A Groom's Tale: Let the Planning Begin

When Mike Hutcheson told us he was on the brink of saying ‘I do’ – for the third time – we were keen to hear what he had planned for the big day.

  • Story by Words Mike Hutcheson

With a colourful background in advertising and publishing – and having penned columns for titles such as The Independent and Idealog – Mike Hutcheson has a career’s worth of creativity under his belt. So when he told us he was on the brink of saying ‘I do’ – for the third time – we were keen to hear what he had planned. His monthly column, A Groom’s Tale, will detail all the thrills and spills of wedding planning – it’s a glimpse into the mind of a seasoned groom-to-be.

Getting married for the third time is a whole lot different than the first, let alone the second time. However it can also be more exciting and adventurous – at least it is the way we’re planning it. Ours will be a trip to Bali in late June with the extended, blended family of six adult children, their respective spouses and/or partners and a couple of grandchildren thrown in to add a touch of chaos. But I’ll get to that. Over the next few months I’m going to catalogue the journey from a male perspective.

I’ve been talking to a few friends lately who’ve been through multiple nuptials and found some common threads. All those I’ve spoken to recall their first wedding as being their mother-in-law’s show. They felt carried along with it – committed but not involved. The second was often a small private affair at an exotic location – for me it was in South Lake Tahoe in Nevada – or a registry office followed by dinner with a few friends. For others it’s been more of a knees-up party at a restaurant or local hall. Courageously, a couple of blokes had the same best man at all their ceremonies, which seems highly dangerous – they know way too much about the groom. Third weddings are uncharted waters for most, so that’s why I thought I should record our progress.

Multiple marriages are becoming more common these days – with an average of 21,000 weddings taking place each year here in New Zealand, a third of them are not the first time either the bride or the groom has walked the aisle. Besides divorce, subsequent marriages also follow widowhood.

Michelle and I have known each other for almost thirty years, and been together now for seven. Our kids from previous relationships have known each other since childhood and seem to quite enjoy having a wider range of siblings. We are committed and very happy. We got engaged at The Menjangan in Bali a couple of years ago and because we had such a great time there, we thought we’d go back for a reprise. Where to actually pop the question was unresolved until we got to Bali but I knew the answer would appear. One lesson my father – a Sandhurst trained soldier - taught me was that time spent on reconnaissance is never wasted.

A wander around the resort told me the outdoor, over-water restaurant should be the spot. Unbeknown to Michelle I’d hidden the ring carefully in my pocket. One evening at dusk while we were having a pre-dinner aperitif she commented that she’d like us to keep doing this kind of thing for the rest of our lives. I couldn’t have scripted a better segue! That was the cue to ask the question, so I produced the ring. I will always remember her delighted laughter. The sun going down couldn’t match her smile.

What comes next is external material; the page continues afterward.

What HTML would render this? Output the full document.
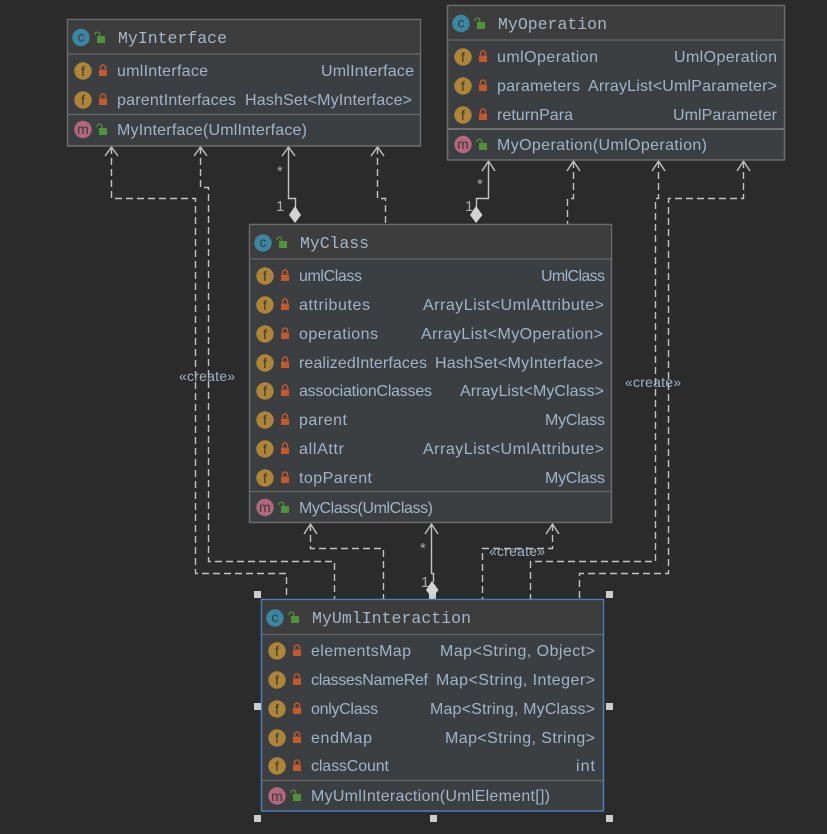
<!DOCTYPE html>
<html><head><meta charset="utf-8">
<style>
html,body{margin:0;padding:0;background:#2b2b2b;width:827px;height:834px;overflow:hidden}
svg{display:block}
.t{font:16px "Liberation Sans",sans-serif;fill:#9fb4ca}
.h{font:16.5px "Liberation Mono",monospace;fill:#a4b6c8}
.l{font:14px "Liberation Sans",sans-serif;fill:#9fb4ca}
.n{font:15px "Liberation Sans",sans-serif;fill:#a9a9a9}
.ic{font:14px "Liberation Sans",sans-serif;fill:#3a3a3a;text-anchor:middle}
.ln{fill:none;stroke:#c2c2c2;stroke-width:1.4}
.d{stroke-dasharray:7 4}
.b{fill:#3c3f41;stroke:#6b6b6b;stroke-width:1.5}
.hd{fill:#3d3d3d}
.dv{stroke:#666;stroke-width:1.3}
.sq{fill:#ccc}
.cc{fill:#3a87a3}.ff{fill:#ae8537}.mm{fill:#b3677f}
</style></head><body>
<svg width="827" height="834" viewBox="0 0 827 834" xmlns="http://www.w3.org/2000/svg">
<defs>
<g id="pv"><rect x="-4" y="-1.500" width="8" height="6.500" rx="0.5" fill="#c4592a"/><path d="M-2.500-2v-1.500a2.500 2.500 0 0 1 5 0V-2" fill="none" stroke="#c4592a" stroke-width="1.500"/></g>
<g id="pb"><rect x="-3" y="-2" width="8" height="7" fill="#4f9238"/><path d="M-5-3v-.5a2.400 2.400 0 0 1 4.800 0V-2" fill="none" stroke="#4f9238" stroke-width="1.300"/></g>
</defs>

<!-- connectors -->
<g transform="translate(.5 0)">
<path class="ln d" d="M111 147V198.500H195V573.500H286V599"/>
<path class="ln d" d="M200 147V187.500H208V561.500H334V599"/>
<path class="ln" d="M288 147V198.500H295V207"/>
<path class="ln d" d="M377 147V198.500H385V224"/>
<path class="ln" d="M488 161V198.500H476V207"/>
<path class="ln d" d="M573 161V198.500H567V224"/>
<path class="ln d" d="M658 161V198.500H655V561.500H530V599"/>
<path class="ln d" d="M743 161V198.500H668V573.500H579V599"/>
<path class="ln d" d="M310 524V548.500H383V599"/>
<path class="ln" d="M431 524V573.500H433V582"/>
<path class="ln d" d="M552 524V548.500H482V599"/>
<g class="ln">
<path d="M104.500 156L111 147L117.500 156"/><path d="M193.500 156L200 147L206.500 156"/><path d="M281.500 156L288 147L294.500 156"/><path d="M370.500 156L377 147L383.500 156"/>
<path d="M481.500 171L488 161L494.500 171"/><path d="M566.500 171L573 161L579.500 171"/><path d="M651.500 171L658 161L664.500 171"/><path d="M736.500 171L743 161L749.500 171"/>
<path d="M303.500 534L310 524L316.500 534"/><path d="M424.500 534L431 524L437.500 534"/><path d="M545.500 534L552 524L558.500 534"/>
</g>
</g>
<polygon points="295,206 301,215 295,223 289,215" fill="#d4d4d4"/>
<polygon points="476,206 482.500,215 476,223 470,215" fill="#d4d4d4"/>
<rect x="429" y="590" width="7" height="9" class="sq"/>
<polygon points="432,581 438.500,590 432,598 426,590" fill="#d4d4d4"/>

<text class="n" x="277" y="176">*</text><text class="n" x="276" y="211">1</text>
<text class="n" x="477" y="189">*</text><text class="n" x="465" y="211">1</text>
<text class="n" x="420" y="553">*</text><text class="n" x="421" y="587">1</text>

<text class="l" x="179" y="381" textLength="56">«create»</text>
<text class="l" x="625" y="387" textLength="56">«create»</text>
<text class="l" x="489" y="556" textLength="56">«create»</text>

<!-- MyInterface -->
<rect class="b" x="67.500" y="19.500" width="353" height="126.500"/>
<rect class="hd" x="68.300" y="20.300" width="351.500" height="33.700"/>
<path class="dv" d="M68 54H420M68 114.500H420"/>
<circle class="cc" cx="81" cy="37.500" r="8.700"/><text class="ic" x="81" y="41.500">c</text><use href="#pb" x="100" y="38"/>
<text class="h" x="118" y="43" textLength="109">MyInterface</text>
<circle class="ff" cx="83" cy="71" r="8.700"/><text class="ic" x="83" y="76">f</text><use href="#pv" x="103" y="71"/>
<text class="t" x="117" y="76" textLength="91">umlInterface</text><text class="t" x="321" y="76" textLength="93">UmlInterface</text>
<circle class="ff" cx="83" cy="100" r="8.700"/><text class="ic" x="83" y="105">f</text><use href="#pv" x="103" y="100"/>
<text class="t" x="117" y="105" textLength="119">parentInterfaces</text><text class="t" x="245" y="105" textLength="167">HashSet&lt;MyInterface&gt;</text>
<circle class="mm" cx="83" cy="129.500" r="8.700"/><text class="ic" x="83" y="134">m</text><use href="#pb" x="102" y="130"/>
<text class="t" x="117" y="135" textLength="190">MyInterface(UmlInterface)</text>

<!-- MyOperation -->
<rect class="b" x="447.500" y="5.500" width="337" height="154.500"/>
<rect class="hd" x="448.300" y="6.300" width="335.500" height="33.700"/>
<path class="dv" d="M448 40H784"/><path d="M448 129H784" stroke="#777" stroke-width="1.800"/>
<circle class="cc" cx="461" cy="23.500" r="8.700"/><text class="ic" x="461" y="27.500">c</text><use href="#pb" x="480" y="24"/>
<text class="h" x="498" y="29" textLength="109">MyOperation</text>
<circle class="ff" cx="463" cy="57" r="8.700"/><text class="ic" x="463" y="62">f</text><use href="#pv" x="483" y="57"/>
<text class="t" x="497" y="62" textLength="101">umlOperation</text><text class="t" x="674" y="62" textLength="103">UmlOperation</text>
<circle class="ff" cx="463" cy="86" r="8.700"/><text class="ic" x="463" y="91">f</text><use href="#pv" x="483" y="86"/>
<text class="t" x="497" y="91" textLength="83">parameters</text><text class="t" x="588" y="91" textLength="189">ArrayList&lt;UmlParameter&gt;</text>
<circle class="ff" cx="463" cy="115" r="8.700"/><text class="ic" x="463" y="120">f</text><use href="#pv" x="483" y="115"/>
<text class="t" x="497" y="120" textLength="76">returnPara</text><text class="t" x="673" y="120" textLength="104">UmlParameter</text>
<circle class="mm" cx="463" cy="144.500" r="8.700"/><text class="ic" x="463" y="149">m</text><use href="#pb" x="482" y="145"/>
<text class="t" x="497" y="150" textLength="210">MyOperation(UmlOperation)</text>

<!-- MyClass -->
<rect class="b" x="249.500" y="224.500" width="362" height="298"/>
<rect class="hd" x="250.300" y="225.300" width="360.500" height="33.700"/>
<path class="dv" d="M250 259H611M250 491.500H611"/>
<circle class="cc" cx="263" cy="243" r="8.700"/><text class="ic" x="263" y="247">c</text><use href="#pb" x="282" y="243"/>
<text class="h" x="300" y="248" textLength="69">MyClass</text>
<circle class="ff" cx="265" cy="276" r="8.700"/><text class="ic" x="265" y="281">f</text><use href="#pv" x="285" y="276"/>
<text class="t" x="299" y="281" textLength="63">umlClass</text><text class="t" x="541" y="281" textLength="64">UmlClass</text>
<circle class="ff" cx="265" cy="305" r="8.700"/><text class="ic" x="265" y="310">f</text><use href="#pv" x="285" y="305"/>
<text class="t" x="299" y="310" textLength="71">attributes</text><text class="t" x="423" y="310" textLength="181">ArrayList&lt;UmlAttribute&gt;</text>
<circle class="ff" cx="265" cy="334" r="8.700"/><text class="ic" x="265" y="339">f</text><use href="#pv" x="285" y="334"/>
<text class="t" x="299" y="339" textLength="79">operations</text><text class="t" x="421" y="339" textLength="182">ArrayList&lt;MyOperation&gt;</text>
<circle class="ff" cx="265" cy="363" r="8.700"/><text class="ic" x="265" y="368">f</text><use href="#pv" x="285" y="363"/>
<text class="t" x="299" y="368" textLength="128">realizedInterfaces</text><text class="t" x="435" y="368" textLength="168">HashSet&lt;MyInterface&gt;</text>
<circle class="ff" cx="265" cy="391" r="8.700"/><text class="ic" x="265" y="396">f</text><use href="#pv" x="285" y="391"/>
<text class="t" x="299" y="396" textLength="133">associationClasses</text><text class="t" x="460" y="396" textLength="144">ArrayList&lt;MyClass&gt;</text>
<circle class="ff" cx="265" cy="420" r="8.700"/><text class="ic" x="265" y="425">f</text><use href="#pv" x="285" y="420"/>
<text class="t" x="299" y="425" textLength="48">parent</text><text class="t" x="545" y="425" textLength="60">MyClass</text>
<circle class="ff" cx="265" cy="449" r="8.700"/><text class="ic" x="265" y="454">f</text><use href="#pv" x="285" y="449"/>
<text class="t" x="299" y="454" textLength="45">allAttr</text><text class="t" x="423" y="454" textLength="181">ArrayList&lt;UmlAttribute&gt;</text>
<circle class="ff" cx="265" cy="478" r="8.700"/><text class="ic" x="265" y="483">f</text><use href="#pv" x="285" y="478"/>
<text class="t" x="299" y="483" textLength="73">topParent</text><text class="t" x="545" y="483" textLength="60">MyClass</text>
<circle class="mm" cx="265" cy="507.500" r="8.700"/><text class="ic" x="265" y="512">m</text><use href="#pb" x="284" y="508"/>
<text class="t" x="299" y="513" textLength="134">MyClass(UmlClass)</text>

<!-- MyUmlInteraction -->
<rect x="261.500" y="599.500" width="342" height="211.500" fill="#3c3f41" stroke="#4d7cb8" stroke-width="1.500"/>
<rect class="hd" x="262.300" y="600.300" width="340.500" height="33.700"/>
<path class="dv" d="M262 634.500H603M262 780.500H603"/>
<circle class="cc" cx="275" cy="618" r="8.700"/><text class="ic" x="275" y="622">c</text><use href="#pb" x="294" y="618"/>
<text class="h" x="312" y="623" textLength="159">MyUmlInteraction</text>
<circle class="ff" cx="277" cy="651" r="8.700"/><text class="ic" x="277" y="656">f</text><use href="#pv" x="297" y="651"/>
<text class="t" x="311" y="656" textLength="100">elementsMap</text><text class="t" x="440" y="656" textLength="155">Map&lt;String, Object&gt;</text>
<circle class="ff" cx="277" cy="680" r="8.700"/><text class="ic" x="277" y="685">f</text><use href="#pv" x="297" y="680"/>
<text class="t" x="311" y="685" textLength="117">classesNameRef</text><text class="t" x="436" y="685" textLength="159">Map&lt;String, Integer&gt;</text>
<circle class="ff" cx="277" cy="709" r="8.700"/><text class="ic" x="277" y="714">f</text><use href="#pv" x="297" y="709"/>
<text class="t" x="311" y="714" textLength="67">onlyClass</text><text class="t" x="430" y="714" textLength="165">Map&lt;String, MyClass&gt;</text>
<circle class="ff" cx="277" cy="738" r="8.700"/><text class="ic" x="277" y="743">f</text><use href="#pv" x="297" y="738"/>
<text class="t" x="311" y="743" textLength="61">endMap</text><text class="t" x="445" y="743" textLength="150">Map&lt;String, String&gt;</text>
<circle class="ff" cx="277" cy="766" r="8.700"/><text class="ic" x="277" y="771">f</text><use href="#pv" x="297" y="766"/>
<text class="t" x="311" y="771" textLength="78">classCount</text><text class="t" x="576" y="771" textLength="19">int</text>
<circle class="mm" cx="277" cy="796" r="8.700"/><text class="ic" x="277" y="801">m</text><use href="#pb" x="296" y="796"/>
<text class="t" x="311" y="801" textLength="239">MyUmlInteraction(UmlElement[])</text>

<!-- selection handles -->
<rect class="sq" x="254" y="591" width="7" height="7"/>
<rect class="sq" x="606" y="591" width="7" height="7"/>
<rect class="sq" x="254" y="703" width="7" height="7"/>
<rect class="sq" x="606" y="703" width="7" height="7"/>
<rect class="sq" x="254" y="815" width="7" height="7"/>
<rect class="sq" x="430" y="815" width="7" height="7"/>
<rect class="sq" x="606" y="815" width="7" height="7"/>
</svg>
</body></html>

Menjangan Resort – where we got engaged.

Wanting the same romantic, laid-back setting for our wedding, we’ve decided that our ceremony and reception will take place at Alam Warna in Seminyak. Ample space makes it ideal for a holiday with the whanau – there’s eight fabulous boutique villas and apartments as well as the spacious, neighbouring Villa Kalimaya. With six kids and two grandchildren, we decided we’d keep the plan simple and have a party for our wider family and friends once returning home.

Getting away from the Kiwi winter is what drove our decision to tie the knot in July. Luckily, co-owners David and Sylvia Rishworth have been amazingly generous and helpful, making sure the place can squeeze us in at what has proved to be a very busy time for them in Bali. Their Balinese partners are helping Michelle sort out the day’s details – the catering, celebrant and décor. They’ve already given us a list of restaurants in Seminyak – many of which we’ve tried – so setting up a family eating-out agenda is going to be a delight, especially since the Alam Warna drivers are on standby during the day and most of the night to take guests anywhere. Last time, Nyoman – the head driver – took us on the five-hour journey to Menjangan Resort on the north-western tip of the island – then turned around and drove home again. I think it cost us about a hundred bucks.

Our Ceremony and reception will take place at Alam Warna.

That’s another thing worth mentioning. The Balinese people – regardless of whether they’re working at a resort, restaurant or are just passers-by – are so welcoming; polite, gentle and helpful. If they can’t offer you a service of some sort they seem disappointed! I haven’t counted them all, but there appears to be at least one person on hand for every guest in the villas. Masseuses, housekeepers, gardeners and cooks all seem to understand that service doesn’t mean servility – to them it’s just well-mannered, helpful, friendly hosting.

Date? Booked. Venue? Sorted. Next step? Logistics.